The rare meeting took place in Dubai, a traditional trading partner of the Islamic republic and home to a large Iranian expatriate population.

It came amid expectation that the UAE’s National Security Adviser Sheikh Tahnoon bin Zayed, who is also the younger brother of UAE Crown Prince Mohammed bin Zayed, will travel to Tehran soon.

Soothing Strained Relations

Iran’s relations with its Mideast Gulf neighbors took a turn for the worse after Saudi Arabia and the UAE backed opposing sides in the conflicts in Yemen and Syria among other areas of disagreement over the past decade. Tehran also criticized the UAE’s decision to normalize ties with Israel in 2020.

But since his inauguration in August, Iranian President Ebrahim Raisi has made a priority of developing Iran’s ties with the region, at least partly as a way of resisting US sanctions, and has expressed his willingness to improve strained ties with neighboring Gulf states.

As Iran expert Esfandyar Batmanghelidj has noted, the UAE has played a key role as an intermediary in the sale of sanctioned Iranian oil to China, and as a major re-export hub it has now replaced China as Iran’s top import partner.

As Emirati officials play their part in de-escalating tensions, Saudi Arabia has also signaled interest in improving ties with its main regional rival, a strategic shift informed by a sense of abandonment by the US administration of President Joe Biden.

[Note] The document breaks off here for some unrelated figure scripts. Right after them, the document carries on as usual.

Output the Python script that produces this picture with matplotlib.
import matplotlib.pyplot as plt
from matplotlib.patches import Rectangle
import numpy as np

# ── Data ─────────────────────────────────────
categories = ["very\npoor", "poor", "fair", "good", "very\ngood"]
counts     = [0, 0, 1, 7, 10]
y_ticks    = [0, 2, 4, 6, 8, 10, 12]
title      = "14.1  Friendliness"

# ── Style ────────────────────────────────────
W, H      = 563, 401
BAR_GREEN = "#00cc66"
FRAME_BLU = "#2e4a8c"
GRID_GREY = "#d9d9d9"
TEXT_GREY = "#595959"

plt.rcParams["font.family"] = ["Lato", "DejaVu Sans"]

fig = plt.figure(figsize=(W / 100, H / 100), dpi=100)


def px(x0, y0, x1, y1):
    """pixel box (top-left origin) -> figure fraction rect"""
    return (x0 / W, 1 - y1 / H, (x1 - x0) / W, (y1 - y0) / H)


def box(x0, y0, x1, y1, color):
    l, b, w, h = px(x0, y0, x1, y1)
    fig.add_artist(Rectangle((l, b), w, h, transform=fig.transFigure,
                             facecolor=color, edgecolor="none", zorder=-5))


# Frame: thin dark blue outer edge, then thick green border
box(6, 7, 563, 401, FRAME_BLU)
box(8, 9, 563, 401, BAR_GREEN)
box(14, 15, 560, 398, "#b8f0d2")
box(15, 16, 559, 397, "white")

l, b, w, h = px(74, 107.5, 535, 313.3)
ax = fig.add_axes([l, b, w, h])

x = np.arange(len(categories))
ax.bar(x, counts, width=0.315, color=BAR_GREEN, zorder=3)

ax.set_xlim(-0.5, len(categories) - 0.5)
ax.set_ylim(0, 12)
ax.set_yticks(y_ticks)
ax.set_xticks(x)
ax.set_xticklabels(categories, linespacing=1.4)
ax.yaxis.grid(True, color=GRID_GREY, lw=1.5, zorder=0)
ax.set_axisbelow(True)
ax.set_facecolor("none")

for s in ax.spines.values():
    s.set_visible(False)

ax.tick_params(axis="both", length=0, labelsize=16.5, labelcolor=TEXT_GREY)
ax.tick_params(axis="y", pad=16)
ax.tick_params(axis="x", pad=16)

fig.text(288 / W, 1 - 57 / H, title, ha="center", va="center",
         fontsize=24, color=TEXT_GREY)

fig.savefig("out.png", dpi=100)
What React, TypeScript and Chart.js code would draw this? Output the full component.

Riyadh and Tehran have held four rounds of “tension-easing” talks in Baghdad, although the talks have been on pause since Iraq’s elections last month and it is not clear when they will resume, or what substantive progress has been made so far.

Vienna Talks in Focus

Bagheri Kani’s visit comes ahead of the resumption on Monday of negotiations between Iran and the US in Vienna aimed at reviving the 2015 nuclear deal, or Joint Comprehensive Plan of Action (JCPOA), and restoring curbs on Iran’s nuclear activities in exchange for sanctions relief. They have been suspended since June.

But the mood is darkening in Western capitals, given Iran’s rapid nuclear advancements; the increasingly limited oversight of the International Atomic Energy Agency (IAEA), and the uncompromising language of the new Iranian negotiating team.

After visiting Tehran on Tuesday, IAEA chief Rafael Grossi reported that talks with Iran about monitoring its nuclear program — and the access of the UN nuclear watchdog’s inspectors — had proved inconclusive.

“We are still talking but not in terms of dotting an 'i' or crossing a 't.' ... We are close to the point where I would not be able to guarantee continuity of knowledge," Grossi told a quarterly meeting of the agency’s board.

Iranian Foreign Minister Hossein Amir-Abdollahian gave a different interpretation of his talks with Grossi, describing them as “cordial, frank and fruitful” and saying an agreement was possible.

But the UK, France and Germany, the three European signatories to the nuclear deal, warned in a joint statement Wednesday that Iran’s continued escalations were “irreversibly reducing the counterproliferation value of the JCPOA.”

“The perception here in Washington is that [the Iranian negotiating team] are going to drag their feet while they’re accelerating their nuclear program, so that eventually the US would be forced to make the concessions,” Ali Vaez, Iran project director with the Brussels-based International Crisis Group think tank, told a webinar Wednesday.

Such a policy was unlikely to succeed, he argued, because the current situation — namely, Iran’s growing standoff with the IAEA and a nuclear program that “is growing exponentially by the day” — was not sustainable.